> [PROBLEM TO SOLVE]: Go through the material below, count the lines with the word "that", and reply with the count alone.

- - -

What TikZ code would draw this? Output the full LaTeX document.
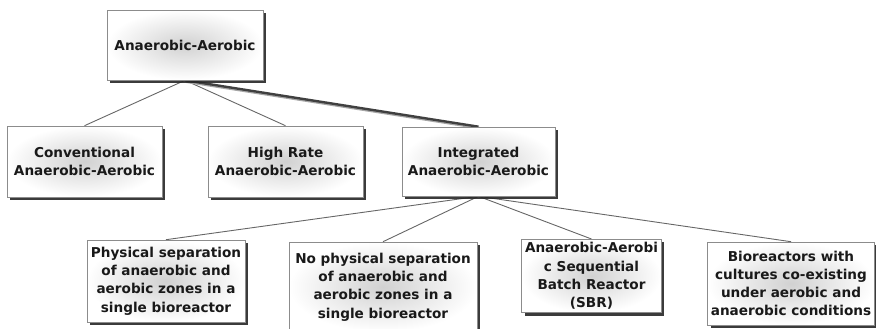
\documentclass[tikz,border=0pt]{standalone}
\usepackage{fontspec}
\setmainfont{DejaVu Sans}
\usetikzlibrary{shadows,backgrounds}
\tikzset{
  box/.style={draw=black!45, line width=0.6pt, rectangle, align=center,
    font=\fontsize{13.6}{18.2}\selectfont\bfseries, text=black!90,
    inner color=black!18, outer color=white,
    drop shadow={shadow xshift=3pt, shadow yshift=-3pt, fill=black!85, opacity=0.9}},
  link/.style={draw=black!60, line width=0.9pt},
  thicklink/.style={draw=black!75, line width=2.4pt},
}
\begin{document}
\begin{tikzpicture}[x=1pt,y=-1pt]
\useasboundingbox (0,0) rectangle (876,329);
\node[box, minimum width=156pt, minimum height=70pt] (root) at (185,45) {Anaerobic-Aerobic};
\node[box, minimum width=155pt, minimum height=71pt] (conv) at (84.5,161.5) {Conventional\\Anaerobic-Aerobic};
\node[box, minimum width=155pt, minimum height=71pt] (high) at (285.5,161.5) {High Rate\\Anaerobic-Aerobic};
\node[box, minimum width=153pt, minimum height=69pt] (integ) at (478.5,161.5) {Integrated\\Anaerobic-Aerobic};
\node[box, minimum width=158pt, minimum height=82pt] (phys) at (166,281) {Physical separation\\of anaerobic and\\aerobic zones in a\\single bioreactor};
\node[box, minimum width=188pt, minimum height=90pt] (nophys) at (383,287) {No physical separation\\of anaerobic and\\aerobic zones in a\\single bioreactor};
\node[box, minimum width=137pt, minimum height=72pt] (sbr) at (591.5,276) {Anaerobic-Aerobi\\c Sequential\\Batch Reactor\\(SBR)};
\node[box, minimum width=164pt, minimum height=83pt] (bio) at (791,283.5) {Bioreactors with\\cultures co-existing\\under aerobic and\\anaerobic conditions};
\begin{pgfonlayer}{background}
\draw[link] (root.south) -- (conv.north);
\draw[link] (root.south) -- (high.north);
\draw[draw=black!35, line width=2.4pt] ([xshift=1.5pt,yshift=-1.5pt]root.south) -- ([xshift=1.5pt,yshift=-1.5pt]integ.north);
\draw[thicklink] (root.south) -- (integ.north);
\draw[link] (integ.south) -- (phys.north);
\draw[link] (integ.south) -- (nophys.north);
\draw[link] (integ.south) -- (sbr.north);
\draw[link] (integ.south) -- (bio.north);
\end{pgfonlayer}
\end{tikzpicture}
\end{document}
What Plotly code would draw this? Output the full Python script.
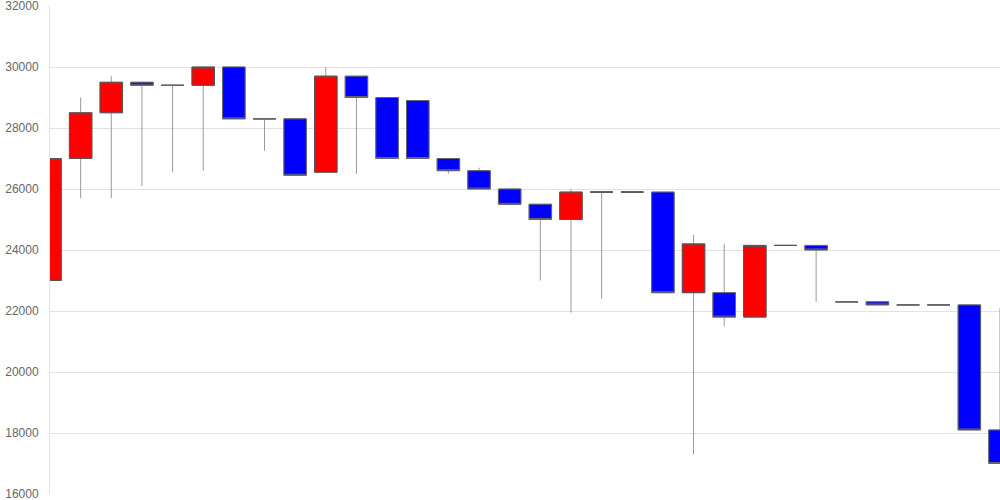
import plotly.graph_objects as go

idx = list(range(32))
opens = [23000, 27000, 28500, 29500, 29400, 29400, 30000, 28300, 28300, 26550,
         29700, 29000, 28900, 27000, 26600, 26000, 25500, 25000, 25900, 25900,
         25900, 22600, 22600, 21800, 24150, 24150, 22300, 22300, 22200, 22200,
         22200, 18100]
highs = [27000, 29000, 29700, 29500, 29400, 30000, 30000, 28300, 28300, 30000,
         29700, 29000, 28900, 27000, 26700, 26000, 25500, 26000, 25900, 25900,
         25900, 24500, 24200, 24150, 24150, 24150, 22300, 22300, 22200, 22200,
         22200, 22100]
lows = [23000, 25700, 25700, 26100, 26550, 26600, 28300, 27250, 26450, 26550,
        26500, 27000, 27000, 26500, 26000, 25500, 23000, 21950, 22400, 25900,
        22600, 17300, 21500, 21800, 24150, 22300, 22300, 22200, 22200, 22200,
        18100, 17000]
closes = [27000, 28500, 29500, 29400, 29400, 30000, 28300, 28300, 26450, 29700,
          29000, 27000, 27000, 26600, 26000, 25500, 25000, 25900, 25900, 25900,
          22600, 24200, 21800, 24150, 24150, 24000, 22300, 22200, 22200, 22200,
          18100, 17000]
y_ticks = [16000, 18000, 20000, 22000, 24000, 26000, 28000, 30000, 32000]

body_hi = [max(o, c) for o, c in zip(opens, closes)]
body_lo = [min(o, c) for o, c in zip(opens, closes)]

fig = go.Figure()
# wicks
fig.add_trace(go.Candlestick(
    x=idx, open=opens, high=highs, low=lows, close=closes,
    increasing=dict(line=dict(color="#999999", width=1), fillcolor="rgba(0,0,0,0)"),
    decreasing=dict(line=dict(color="#999999", width=1), fillcolor="rgba(0,0,0,0)"),
    whiskerwidth=0, showlegend=False, hoverinfo="skip"))
# bodies
fig.add_trace(go.Candlestick(
    x=idx, open=opens, high=body_hi, low=body_lo, close=closes,
    increasing=dict(line=dict(color="#555555", width=1), fillcolor="#ff0000"),
    decreasing=dict(line=dict(color="#666666", width=1), fillcolor="#0000ff"),
    whiskerwidth=0, showlegend=False))

fig.update_layout(
    width=1000, height=500,
    margin=dict(l=50, r=0, t=6, b=6, autoexpand=False),
    paper_bgcolor="white", plot_bgcolor="white",
    boxgap=0.266, boxgroupgap=0,
    font=dict(family="Liberation Sans, Arial, sans-serif", size=12, color="#666666"),
)
fig.update_xaxes(range=[0, 31], showticklabels=False, showgrid=False, zeroline=False,
                 rangeslider=dict(visible=False), showline=False, type="linear",
                 automargin=False)
fig.update_yaxes(range=[16000, 32000], tickvals=y_ticks, ticktext=[str(v) for v in y_ticks],
                 showgrid=True, gridcolor="#e2e2e2", gridwidth=1, zeroline=False,
                 showline=True, linecolor="#e2e2e2", linewidth=1,
                 ticks="", ticklabelstandoff=8, automargin=False,
                 ticklabeloverflow="allow",
                 tickfont=dict(family="Liberation Sans, Arial, sans-serif", size=12, color="#666666"))

fig.write_html("out.html", config={"displayModeBar": False},
               post_script="document.body.style.margin='0';document.body.style.overflow='hidden';")
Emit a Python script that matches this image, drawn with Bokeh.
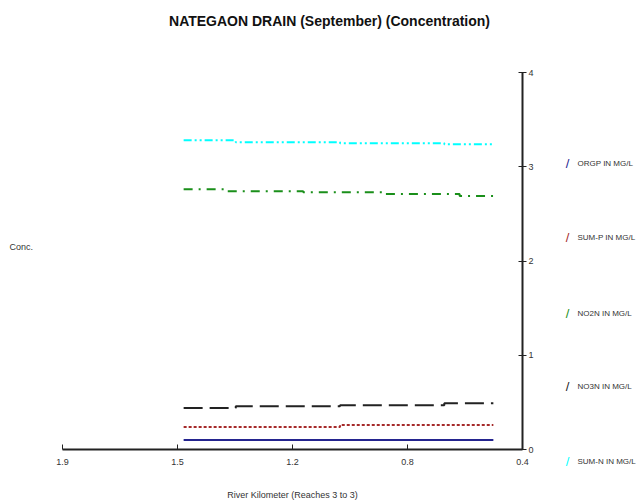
from bokeh.plotting import figure
from bokeh.models import Range1d, FixedTicker, Label, LinearAxis
from bokeh.embed import file_html
from bokeh.resources import INLINE

TITLE = "NATEGAON DRAIN (September) (Concentration)"
X_LABEL = "River Kilometer (Reaches 3 to 3)"
Y_LABEL = "Conc."

x_ticks = [1.875, 1.5, 1.125, 0.75, 0.375]
x_tick_labels = ["1.9", "1.5", "1.2", "0.8", "0.4"]
y_ticks = [0, 1, 2, 3, 4]

orgp_km = [1.48, 0.47]
orgp = [0.10, 0.10]
sump_km = [1.48, 0.97, 0.47]
sump = [0.24, 0.26, 0.26]
no3n_km = [1.48, 1.31, 0.97, 0.63, 0.47]
no3n = [0.44, 0.46, 0.47, 0.49, 0.49]
no2n_km = [1.48, 1.34, 1.09, 0.83, 0.58, 0.47]
no2n = [2.76, 2.74, 2.73, 2.71, 2.69, 2.69]
sumn_km = [1.48, 1.31, 0.97, 0.63, 0.47]
sumn = [3.28, 3.26, 3.25, 3.24, 3.24]

series_names = ["ORGP IN MG/L", "SUM-P IN MG/L", "NO2N IN MG/L", "NO3N IN MG/L", "SUM-N IN MG/L"]
series_colors = ["#24248f", "#a52a2a", "#1a8f1a", "#222222", "#00ffff"]

FONT = "Liberation Sans"
W, H = 641, 504
# plot area in canvas pixels: x 62..522, y 72..449
FX0, FX1, FY0, FY1 = 62, 522, 72, 449
kx = (x_ticks[0] - x_ticks[-1]) / (FX1 - FX0)
ky = (y_ticks[-1] - y_ticks[0]) / (FY1 - FY0)
x_range = Range1d(x_ticks[0] + FX0 * kx, x_ticks[-1] - (W - FX1) * kx)
y_range = Range1d(y_ticks[0] - (H - FY1) * ky, y_ticks[-1] + FY0 * ky)

p = figure(width=W, height=H, x_range=x_range, y_range=y_range,
           output_backend="svg", toolbar_location=None,
           x_axis_location=None, y_axis_location=None,
           min_border=0)
p.outline_line_color = None
p.xgrid.visible = False
p.ygrid.visible = False
p.background_fill_color = "white"
p.border_fill_color = "white"

p.step(orgp_km, orgp, mode="after", line_color=series_colors[0], line_width=2)
p.step(sump_km, sump, mode="after", line_color=series_colors[1], line_width=2, line_dash="3 2")
p.step(no2n_km, no2n, mode="after", line_color=series_colors[2], line_width=2, line_dash="9 6 2 6")
p.step(no3n_km, no3n, mode="after", line_color=series_colors[3], line_width=2, line_dash="19 7")
p.step(sumn_km, sumn, mode="after", line_color=series_colors[4], line_width=2, line_dash="8 3 2 3 2 3")

xa = LinearAxis(fixed_location=y_ticks[0], bounds=(x_ticks[-1], x_ticks[0]))
xa.ticker = FixedTicker(ticks=x_ticks)
xa.major_label_overrides = {t: s for t, s in zip(x_ticks, x_tick_labels)}
xa.minor_tick_line_color = None
xa.major_tick_in = 5
xa.major_tick_out = 0
xa.axis_line_color = "#222222"
xa.major_tick_line_color = "#222222"
xa.axis_line_width = 2
xa.major_label_text_font = FONT
xa.major_label_text_font_size = "9px"
xa.major_label_text_color = "#333333"
xa.major_label_standoff = 9
xa.axis_label = X_LABEL
xa.axis_label_text_font = FONT
xa.axis_label_text_font_size = "9px"
xa.axis_label_text_font_style = "normal"
xa.axis_label_text_color = "#333333"
xa.axis_label_standoff = 22
p.add_layout(xa, "below")

ya = LinearAxis(fixed_location=x_ticks[-1], bounds=(y_ticks[0], y_ticks[-1]))
ya.ticker = FixedTicker(ticks=y_ticks)
ya.minor_tick_line_color = None
ya.major_tick_in = 4
ya.major_tick_out = 4
ya.axis_line_color = "#222222"
ya.major_tick_line_color = "#222222"
ya.axis_line_width = 2
ya.major_label_text_font = FONT
ya.major_label_text_font_size = "9px"
ya.major_label_text_color = "#333333"
ya.major_label_standoff = 2
p.add_layout(ya, "right")

# title and y label (canvas pixels, y measured from bottom)
p.add_layout(Label(x=329, y=H - 20, x_units="screen", y_units="screen", text=TITLE,
                   text_font=FONT, text_font_size="14px", text_font_style="bold",
                   text_align="center", text_baseline="middle", text_color="#111111"))
p.add_layout(Label(x=9, y=H - 246, x_units="screen", y_units="screen", text=Y_LABEL,
                   text_font=FONT, text_font_size="9px", text_align="left",
                   text_baseline="middle", text_color="#333333"))

legend_py = [163, 237, 313, 386, 461]
for name, col, py in zip(series_names, series_colors, legend_py):
    p.add_layout(Label(x=567, y=H - py, x_units="screen", y_units="screen", text="/",
                       text_font=FONT, text_font_size="13px", text_align="center",
                       text_baseline="middle", text_color=col))
    p.add_layout(Label(x=577, y=H - py, x_units="screen", y_units="screen", text=name,
                       text_font=FONT, text_font_size="8px", text_align="left",
                       text_baseline="middle", text_color="#333333"))

open("out.html", "w").write(file_html(p, INLINE))
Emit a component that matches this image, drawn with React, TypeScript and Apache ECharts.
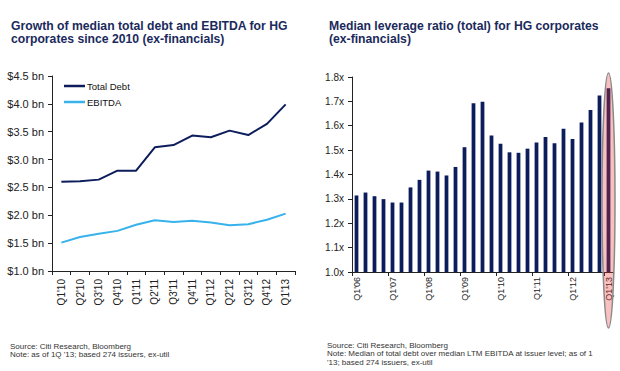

- - -

> [RESPONSE TO THE EXERCISE]: 2